A APG is a scientific and professional association. This fact is articulated in Article II of our constitution, where two of the seven purposes of our Association are:
- To inspire and maintain a high standard of professional conduct on the part of its members.
- To provide the public with means to recognize adequately trained and professionally responsible geologists.
We spend a lot of time talking about professionalism at AAPG. But as I sit and listen to these conversations, I find myself wondering what the term actually means. It’s easy to talk about professionalism in the abstract. And there are behaviors that are unprofessional according to anyone’s standards. But what does professionalism look like on a day-to-day basis?
Two separate incidents late last year have put this on my mind.
♦ In October a judge in Italy convicted a group of six prominent seismologists and a government official of manslaughter. Manslaughter is defined as the “unlawful killing of a human being without express or implied malice.”
The population of the Italian city of L’Aquila was concerned in 2009 about the swarms of tremors they were feeling. According to news reports, public concern was being fueled by predictions of a citizen who claimed the tremors were precursor to a major earthquake. In fact, he allegedly provided a precise prediction of when and where the earthquake was to occur.
In response, a group of experts, accompanied by government officials, came to L’Aquila on March 31, 2009, to assuage public concern.
Nature reports that Bernardo De Bernardinis, then deputy director of the Civil Protection Department, went on television and said, “the scientific community tells me there is no danger because there is an ongoing discharge of energy.”
One week later, on April 6, 2009, a 6.3 magnitude earthquake hit L’Aquila and 309 people lost their lives.
♦ The second incident was the November announcement by the U.S. Department of Justice that three men who worked for BP at the time of the Macondo blowout faced criminal indictments.
Two of the men each face 11 counts of seaman’s manslaughter, 11 counts of involuntary manslaughter and one count of a Clean Water Act violation. The allegation is that they misread the safety information they received aboard the Deepwater Horizon, which ultimately resulted in the blowout.
The third was indicted for obstructing Congress and lying to law enforcement officials for statements made about the volumes of oil being discharged into the Gulf of Mexico from the blowout.
Here we have two recent incidents where geoscience or energy professionals now face uncertain and potentially devastated futures as a result of their professional practice.
I am not trying here to evaluate or opine on the merits of these cases. Rather, I see them as a wake up call to each of us as we engage on a daily basis as professional geoscientists.

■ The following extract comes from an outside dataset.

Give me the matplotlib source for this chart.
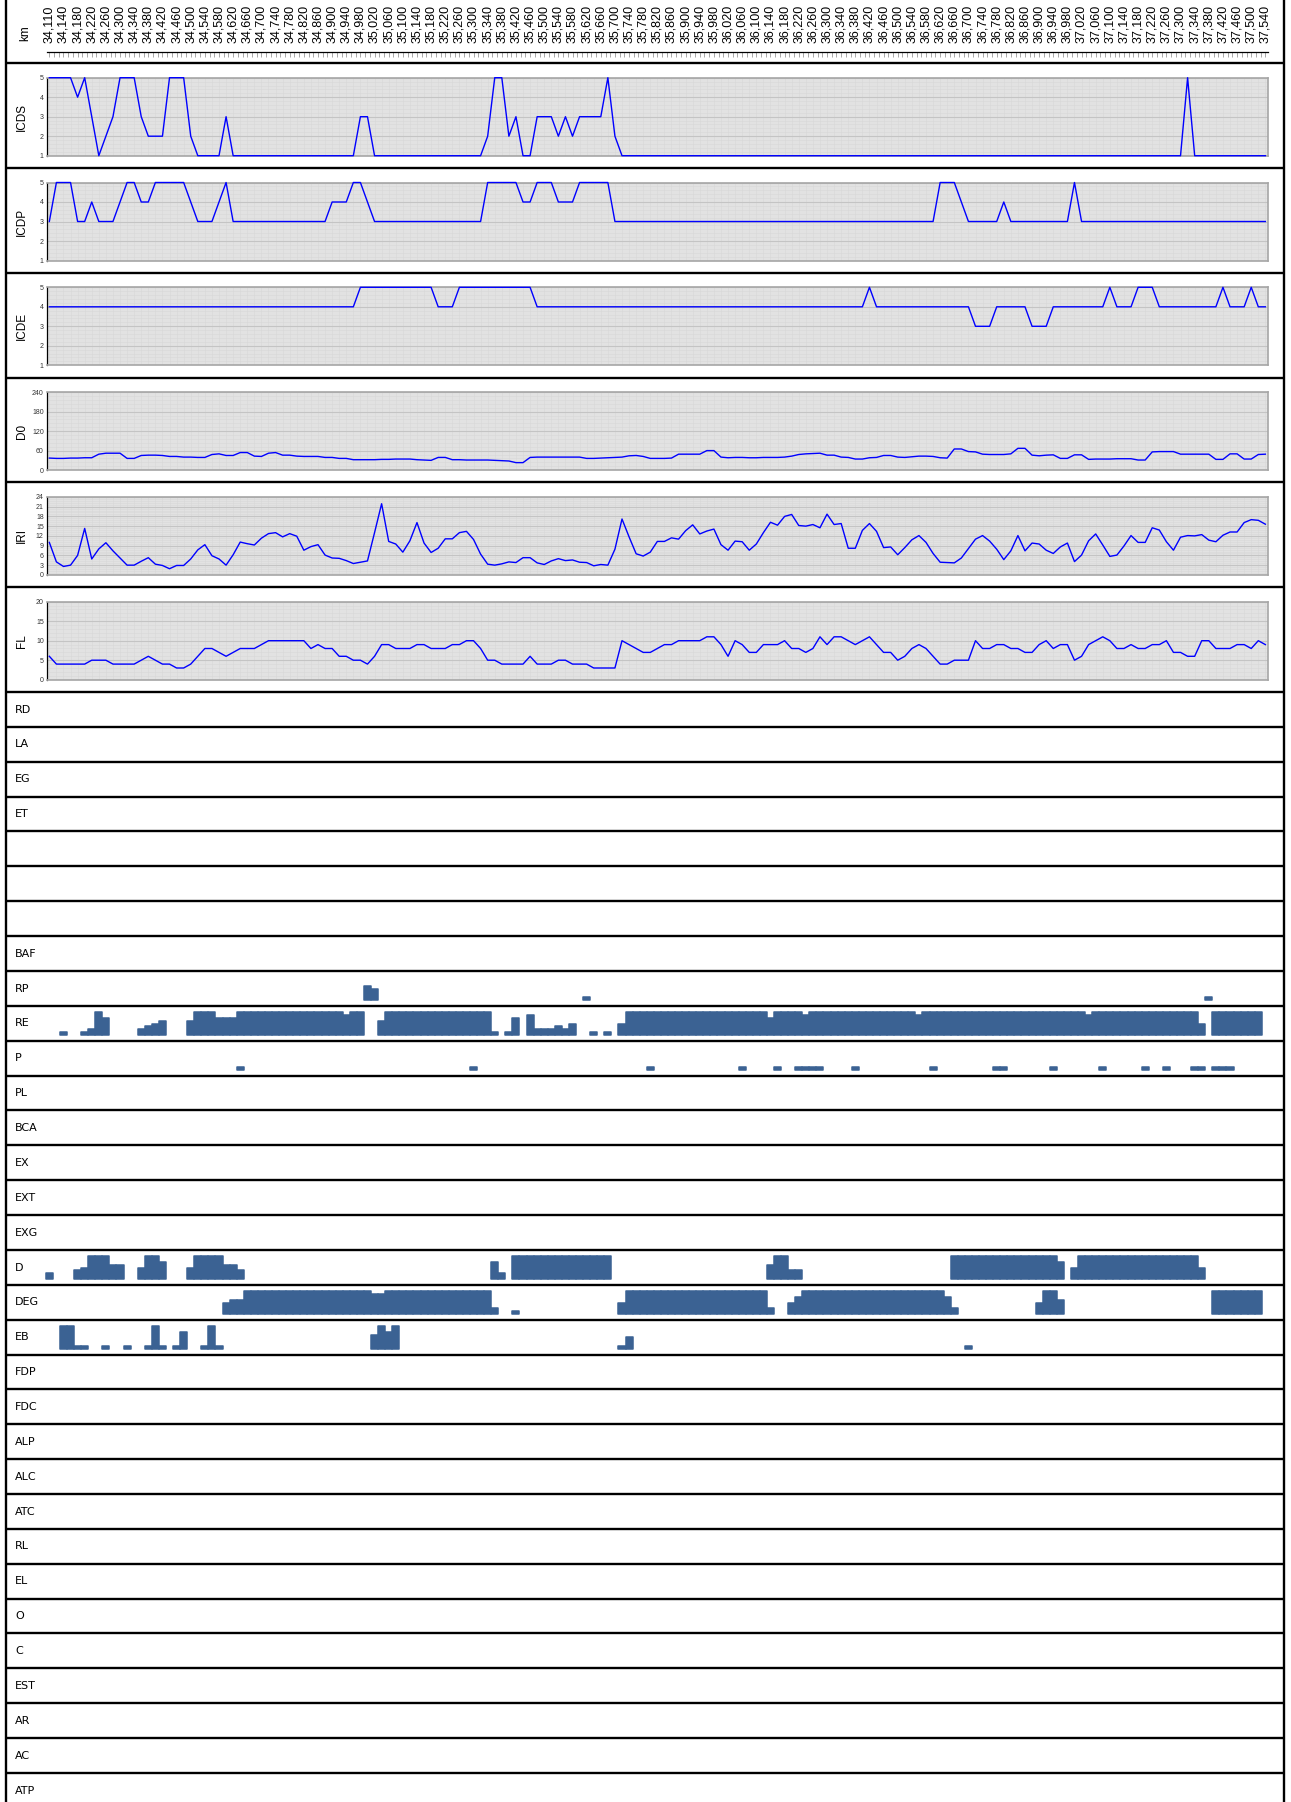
import numpy as np
import matplotlib
matplotlib.use("Agg")
import matplotlib.pyplot as plt

plt.rcParams['font.family'] = ['Liberation Sans', 'DejaVu Sans']

W, H = 1291, 1802

# survey stations: first at 34,110 then every 20 m up to 37,540
km = [34110] + list(range(34120, 37541, 20))
km_labels = ["%d,%03d" % (k // 1000, k % 1000) for k in km[::2]]


def digits(s):
    return [int(c) for c in s]


# condition indices (1..5)
ICDS = digits("5555453123" "5553222555" "2111131111" "1111111111" "1111331111"
              "1111111111" "1125523113" "3323233335" "2111111111" "1111111111"
              "1111111111" "1111111111" "1111111111" "1111111111" "1111111111"
              "1111111111" "1511111111" "111")
ICDP = digits("3555334333" "4554455555" "4333453333" "3333333333" "4445543333"
              "3333333333" "3355555445" "5544455555" "3333333333" "3333333333"
              "3333333333" "3333333333" "3333335554" "3333343333" "3333353333"
              "3333333333" "3333333333" "333")
ICDE = digits("4444444444" "4444444444" "4444444444" "4444444444" "4444555555"
              "5555544455" "5555555554" "4444444444" "4444444444" "4444444444"
              "4444444444" "4444445444" "4444444444" "4333444443" "3344444444"
              "5444555444" "4444445444" "544")

D0 = [37, 36, 36, 37, 37, 38, 38, 49, 52, 52,
      52, 36, 36, 45, 46, 46, 45, 42, 42, 40,
      40, 39, 39, 48, 50, 45, 45, 54, 54, 43,
      42, 52, 54, 46, 46, 43, 42, 42, 42, 39,
      39, 36, 36, 32, 32, 32, 32, 33, 33, 34,
      34, 34, 32, 31, 30, 39, 39, 32, 32, 31,
      31, 31, 31, 30, 29, 28, 23, 23, 39, 40,
      40, 40, 40, 40, 40, 40, 36, 36, 37, 38,
      39, 40, 44, 45, 42, 36, 36, 36, 37, 49,
      49, 49, 49, 60, 60, 40, 38, 39, 39, 38,
      38, 39, 39, 39, 40, 43, 48, 50, 51, 52,
      46, 46, 40, 39, 34, 34, 38, 39, 45, 45,
      40, 39, 41, 43, 43, 42, 38, 37, 65, 65,
      57, 56, 49, 48, 48, 48, 50, 67, 67, 46,
      44, 46, 47, 36, 36, 47, 47, 33, 34, 34,
      34, 35, 35, 35, 31, 31, 56, 57, 57, 57,
      49, 49, 49, 49, 49, 33, 33, 50, 50, 34,
      34, 48, 49]

IRI = [10, 4, 2.6, 3, 6, 14.3, 4.9, 8, 9.9, 7.4,
       5.2, 3, 3, 4.2, 5.3, 3.3, 2.9, 1.9, 2.9, 2.9,
       4.9, 7.7, 9.3, 5.9, 4.9, 3, 6.2, 10.1, 9.6, 9.2,
       11.3, 12.7, 13, 11.7, 12.7, 11.9, 7.6, 8.7, 9.3, 6.1,
       5.2, 5.1, 4.4, 3.5, 3.9, 4.3, 13, 21.9, 10.3, 9.5,
       7, 10.5, 16.1, 9.8, 6.9, 8.2, 11.1, 11.1, 13, 13.4,
       10.9, 6.4, 3.3, 3, 3.4, 4, 3.8, 5.3, 5.3, 3.7,
       3.2, 4.3, 5, 4.4, 4.6, 3.9, 3.8, 2.8, 3.2, 3,
       7.9, 17.2, 11.7, 6.5, 5.8, 7, 10.3, 10.3, 11.4, 11,
       13.6, 15.4, 12.6, 13.5, 14.1, 9.3, 7.6, 10.4, 10.2, 7.6,
       9.5, 13, 16.2, 15.3, 18, 18.6, 15.2, 15, 15.5, 14.5,
       18.7, 15.5, 15.8, 8.2, 8.2, 13.7, 15.8, 13.4, 8.4, 8.6,
       6.2, 8.4, 10.8, 12.1, 10, 6.6, 3.9, 3.8, 3.7, 5.2,
       8.1, 11, 12.1, 10.4, 7.9, 4.7, 7.4, 12.1, 7.4, 9.8,
       9.5, 7.6, 6.6, 8.6, 9.8, 4.1, 6.1, 10.5, 12.6, 9.2,
       5.7, 6.1, 8.9, 12.1, 10, 10, 14.5, 13.8, 10.2, 7.6,
       11.6, 12.1, 12, 12.4, 10.7, 10.2, 12.2, 13.2, 13.2, 16.1,
       17, 16.8, 15.6]

FL = [6, 4, 4, 4, 4, 4, 5, 5, 5, 4,
      4, 4, 4, 5, 6, 5, 4, 4, 3, 3,
      4, 6, 8, 8, 7, 6, 7, 8, 8, 8,
      9, 10, 10, 10, 10, 10, 10, 8, 9, 8,
      8, 6, 6, 5, 5, 4, 6, 9, 9, 8,
      8, 8, 9, 9, 8, 8, 8, 9, 9, 10,
      10, 8, 5, 5, 4, 4, 4, 4, 6, 4,
      4, 4, 5, 5, 4, 4, 4, 3, 3, 3,
      3, 10, 9, 8, 7, 7, 8, 9, 9, 10,
      10, 10, 10, 11, 11, 9, 6, 10, 9, 7,
      7, 9, 9, 9, 10, 8, 8, 7, 8, 11,
      9, 11, 11, 10, 9, 10, 11, 9, 7, 7,
      5, 6, 8, 9, 8, 6, 4, 4, 5, 5,
      5, 10, 8, 8, 9, 9, 8, 8, 7, 7,
      9, 10, 8, 9, 9, 5, 6, 9, 10, 11,
      10, 8, 8, 9, 8, 8, 9, 9, 10, 7,
      7, 6, 6, 10, 10, 8, 8, 8, 9, 9,
      8, 10, 9]

# defect rows: severity level per station (0 = none, 8 = full)
RP = digits("0000000000" "0000000000" "0000000000" "0000000000" "0000054000"
            "0000000000" "0000000000" "0000001000" "0000000000" "0000000000"
            "0000000000" "0000000000" "0000000000" "0000000000" "0000000000"
            "0000000000" "0000100000" "000")
RE = digits("0010012860" "0002345000" "5888666888" "8888888888" "8878800588"
            "8888888888" "8881016072" "2232400101" "0488888888" "8888888888"
            "8868888788" "8888888888" "8887888888" "8888888888" "8888888788"
            "8888888888" "8884088888" "880")
P = digits("0000000000" "0000000000" "0000000100" "0000000000" "0000000000"
           "0000000000" "1000000000" "0000000000" "0000010000" "0000000010"
           "0001001111" "0000100000" "0000010000" "0000110000" "0010000001"
           "0000010010" "0011011100" "000")
D = digits("2000348885" "5004886000" "4888855300" "0000000000" "0000000000"
           "0000000000" "0006208888" "8888888888" "0000000000" "0000000000"
           "0058833000" "0000000000" "0000000088" "8888888888" "8886048888"
           "8888888888" "8884000000" "000")
DEG = digits("0000000000" "0000000000" "0000045588" "8888888888" "8888887788"
             "8888888888" "8882001000" "0000000000" "0488888888" "8888888888"
             "8820046888" "8888888888" "8888888620" "0000000000" "4885000000"
             "0000000000" "0000088888" "880")
EB = digits("0088110010" "0100181016" "0018100000" "0000000000" "0000005868"
            "0000000000" "0000000000" "0000000000" "0140000000" "0000000000"
            "0000000000" "0000000000" "0000000000" "1000000000" "0000000000"
            "0000000000" "0000000000" "000")

row_names = ["RD", "LA", "EG", "ET", "", "", "", "BAF", "RP", "RE", "P", "PL",
             "BCA", "EX", "EXT", "EXG", "D", "DEG", "EB", "FDP", "FDC", "ALP",
             "ALC", "ATC", "RL", "EL", "O", "C", "EST", "AR", "AC", "ATP"]
bar_rows = {"RP": RP, "RE": RE, "P": P, "D": D, "DEG": DEG, "EB": EB}

fig = plt.figure(figsize=(W / 100, H / 100), dpi=100)


def px_axes(x0, y0, x1, y1):
    return fig.add_axes([x0 / W, 1 - y1 / H, (x1 - x0) / W, (y1 - y0) / H])


X0, X1 = 46.5, 1268.2
XLIM = (-0.4, 172.4)
x = np.arange(len(km))
BAR = '#3b6293'

# frame lines (full-figure overlay in pixel coordinates)
ov = px_axes(0, 0, W, H)
ov.set_xlim(0, W)
ov.set_ylim(H, 0)
ov.axis('off')
panel_top, panel_h = 63.2, 104.8
row_top, row_h = 692.0, 34.87
seps = [panel_top + j * panel_h for j in range(6)] + [row_top + k * row_h for k in range(33)]
for y in seps:
    ov.plot([5, 1284.5], [y, y], color='black', lw=1.7, solid_capstyle='butt')
for xv in (5.8, 1283.5):
    ov.plot([xv, xv], [0, H], color='black', lw=1.7, solid_capstyle='butt')

# km axis
axk = px_axes(X0, 52, X1, 60)
axk.set_xlim(*XLIM)
axk.patch.set_visible(False)
axk.xaxis.tick_top()
axk.set_xticks(x[::2])
axk.set_xticklabels(km_labels, rotation=90, fontsize=9)
axk.set_xticks(np.arange(0, 172.01, 2 / 3), minor=True)
axk.tick_params(axis='x', which='both', direction='in', length=3.5, width=0.6,
                color='#999999', pad=6.5)
axk.set_yticks([])
for s in ('left', 'right', 'bottom'):
    axk.spines[s].set_visible(False)
axk.spines['top'].set_linewidth(0.9)
fig.text(25 / W, 1 - 33 / H, 'km', rotation=90, ha='center', va='center', fontsize=8.5)

# line panels
panels = [
    ("ICDS", ICDS, [1, 2, 3, 4, 5]),
    ("ICDP", ICDP, [1, 2, 3, 4, 5]),
    ("ICDE", ICDE, [1, 2, 3, 4, 5]),
    ("D0", D0, [0, 60, 120, 180, 240]),
    ("IRI", IRI, [0, 3, 6, 9, 12, 15, 18, 21, 24]),
    ("FL", FL, [0, 5, 10, 15, 20]),
]
for j, (name, vals, ticks) in enumerate(panels):
    top = panel_top + j * panel_h
    ax = px_axes(X0, top + 14.5, X1, top + 92.5)
    ax.set_facecolor('#e2e2e2')
    ax.plot(x, vals, color='#0000ff', lw=1.0, clip_on=False, zorder=3)
    ax.set_xlim(*XLIM)
    ax.set_ylim(ticks[0], ticks[-1])
    ax.set_yticks(ticks)
    ax.set_yticks(np.linspace(ticks[0], ticks[-1], 5 * (len(ticks) - 1) + 1), minor=True)
    ax.set_xticks([])
    ax.set_xticks(x, minor=True)
    ax.tick_params(axis='both', which='both', length=0)
    ax.tick_params(axis='y', pad=2, labelsize=5, labelcolor='#333333')
    ax.grid(which='minor', color='#d8d8d8', lw=0.4)
    ax.grid(which='major', axis='y', color='#c4c4c4', lw=0.8)
    ax.set_axisbelow(True)
    for s in ('top', 'right', 'bottom'):
        ax.spines[s].set_color('#a6a6a6')
        ax.spines[s].set_linewidth(1.2)
    ax.spines['left'].set_color('black')
    ax.spines['left'].set_linewidth(0.9)
    fig.text(22 / W, 1 - (top + 53.5) / H, name, rotation=90, ha='center',
             va='center', fontsize=8.5)

# defect rows
for k, name in enumerate(row_names):
    top = row_top + k * row_h
    if name:
        fig.text(15 / W, 1 - (top + 17.6) / H, name, ha='left', va='center',
                 fontsize=8, family=['DejaVu Sans'])
    if name in bar_rows:
        lv = bar_rows[name]
        ax = px_axes(X0, top + 29 - 25.3, X1, top + 29)
        ax.set_xlim(*XLIM)
        ax.set_ylim(0, 9)
        ax.axis('off')
        idx = [i for i in range(len(lv)) if lv[i] > 0]
        ax.bar(idx, [lv[i] for i in idx], width=1.0, color=BAR, edgecolor=BAR,
               linewidth=1.1, joinstyle='round', clip_on=False)

fig.savefig('out.png', dpi=100)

I’m concerned about this, because practicing our profession, engaging with the public and connecting our science to societal needs is vitally important. Being involved in public engagement is something that I have spent a good part of my career doing and it is something that I have encouraged you to do.
But there are three realities that we need to bear in mind:
♦ Finding and producing oil and natural gas is serious business. This is why safety is emphasized throughout our industry. Whether on the rig floor or in the boardroom, acting as a professional means consistently being at our best.
But think about what that means for you on a daily basis: Are you focused? Are you prepared? Are you rested?
♦ People have a poor understanding of risk. We all fall into that category to an extent. But as scientists we’ve at least had some training in statistics and risk analysis. This is knowledge that most people do not have. But they do have the capacity to understand given the proper explanation.
Beware of the temptation to gravitate to the sound-bite explanations loved by pundits and headline writers.
♦ We must manage the risk in our professional lives. It’s there. But we still have to drill wells; we still have to make business decisions; we still have to engage with our co-workers and the public.
In terms of how you engage with your world, are you making conscious choices to manage the risks you face?
The Black Swans are out there – those events and circumstances you and I cannot foresee that could dramatically impact our lives. But we can be as equipped as possible to deal with them by being at our best, giving complete and thorough answers and avoiding sound bites, and managing our own professional risks.
It is our words and actions, moment-by-moment, that determine whether we are meeting the standards we’ve set for ourselves as AAPG members.